Linuxcare quietly slogged on, continually one step ahead of getting shut down. Akmal Khan, the acting CEO, hit on a software program to help Linux run on mainframes, keeping the company afloat until January, 2005, when the board brought in Mosman to figure out how to build a real, growing business, shifting Khan back to his role of president and chief operating officer. By that time, the engineering team had written software to manage Linux for regular Intel hardware—by far the most prevalent use of the open-source operating system.

SELLING FLEXIBILITY. But for a small company, a big enterprise-software sale was a slow, expensive, and uncertain way to build a business, particularly in the shadow of RedHat and Novell, which had bought the second biggest Linux distributor, SUSE, in 2003. So Mosman & Co. wrapped the software into a piece of inexpensive hardware and took a risk on selling it as a cheap, easy-to-install system to help Linux administrators automate slow manual tasks.

There's some overlap between what Levanta does and what Red Hat and Novell do, as the biggest distributors of Linux. But as an independent company not selling its own flavor of Linux, Levanta can manage Red Hat servers, Novell servers, and a variety of other lesser-known versions. Uncertainty abounds in the Linux world about Red Hat amassing too much market share and becoming another Microsoft (MSFT).

Mosman says Levanta helps provide a hedge on this, but whether that's a compelling sell to customers who want the ease of using one vendor remains to be seen (see, 10/31/05, "Cold Realities for Novell").

OVERSEAS OPPORTUNITY. It's still early, and some in Silicon Valley quip that the company may be back from the dead only to remain in intensive care. Even Eunice says the company's best bet is to get bought by a giant like Hewlett Packard (HPQ) or EMC (EMC). But the future certainly looks far brighter than anyone could have expected a few years ago.
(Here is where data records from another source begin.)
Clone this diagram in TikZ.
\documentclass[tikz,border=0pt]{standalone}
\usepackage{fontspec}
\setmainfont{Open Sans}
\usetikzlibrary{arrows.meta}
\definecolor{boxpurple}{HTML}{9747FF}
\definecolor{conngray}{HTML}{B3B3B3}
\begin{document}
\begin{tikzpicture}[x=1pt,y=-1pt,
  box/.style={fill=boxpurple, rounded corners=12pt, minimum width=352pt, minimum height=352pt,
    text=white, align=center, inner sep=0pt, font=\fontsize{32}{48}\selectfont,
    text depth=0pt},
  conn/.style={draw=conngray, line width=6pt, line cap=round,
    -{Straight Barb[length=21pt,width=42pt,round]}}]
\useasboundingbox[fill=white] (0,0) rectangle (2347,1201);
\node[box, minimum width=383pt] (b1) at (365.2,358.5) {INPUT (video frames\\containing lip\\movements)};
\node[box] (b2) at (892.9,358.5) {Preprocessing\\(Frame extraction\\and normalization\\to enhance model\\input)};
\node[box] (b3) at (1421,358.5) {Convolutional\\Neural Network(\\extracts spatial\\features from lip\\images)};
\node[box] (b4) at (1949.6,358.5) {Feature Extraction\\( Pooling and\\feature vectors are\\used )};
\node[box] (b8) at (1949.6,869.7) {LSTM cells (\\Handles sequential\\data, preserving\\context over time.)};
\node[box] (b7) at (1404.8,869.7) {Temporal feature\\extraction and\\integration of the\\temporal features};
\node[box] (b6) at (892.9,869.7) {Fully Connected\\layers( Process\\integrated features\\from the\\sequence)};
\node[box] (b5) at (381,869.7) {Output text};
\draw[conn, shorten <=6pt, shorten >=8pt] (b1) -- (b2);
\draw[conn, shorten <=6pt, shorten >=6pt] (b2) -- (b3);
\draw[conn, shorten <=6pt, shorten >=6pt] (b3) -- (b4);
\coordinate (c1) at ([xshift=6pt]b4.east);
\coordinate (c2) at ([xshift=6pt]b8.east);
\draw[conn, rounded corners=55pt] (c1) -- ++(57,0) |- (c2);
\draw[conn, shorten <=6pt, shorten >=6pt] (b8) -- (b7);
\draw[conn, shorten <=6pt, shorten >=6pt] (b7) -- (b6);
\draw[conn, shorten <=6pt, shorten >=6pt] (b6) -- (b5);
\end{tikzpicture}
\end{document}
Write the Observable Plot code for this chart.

The company started shipping the current product toward the end of 2005, and bookings for the first quarter of 2006 exceeded the entire previous year. The second quarter doubled that number. "All of a sudden people are actually paying us money to do what we do," Mosman says. Business has been brisker overseas, where companies have much broader Linux deployments and Red Hat is less prevalent. Levanta doesn't disclose revenue figures.

Mosman struggles with the plusses and minuses of playing up the Linuxcare heritage. At a time when venture investors are again pumping hundreds of millions into open-source companies, lessons from the bubble can be a valuable asset (see, 12/28/05, "A Watershed for Open Source"). And Linuxcare was always known for deep industry technical chops. And for Mosman, the chance to be the guy to turn around a disaster as big as Linuxcare was pretty irresistible.

"LIKE THE BOSTON RED SOX." But until sales of the new product started ramping up this year, fundraising was a challenge, even though as a former startup CEO and head of mergers and acquisitions of Oracle (ORCL), Mosman was well-connected in the venture scene. "They said, 'Yeah, Matt, I know you're a different guy, but this is the company that used to be Linuxcare,' " he says. "Like the Boston Red Sox, we just had bad mojo and all the talk in the world couldn't help until we had customers to talk to them."

Mosman has won at least one skeptic: Tyde. He's back on the payroll developing Levanta's business in Southeast Asia. He has some stock options, but all his initial ownership in the company has been long since washed out by plummeting valuations. The bitterness lingers, but it has greatly diminished.

In fact, one reason Tyde took the job is because his therapist said it'd be a good way to "deal with his demons." He says walking into the same offices he left back in 2001 was "creepy." But now it's almost like working at a new company. "It feels good," he says. "I'm proud to be part of it now."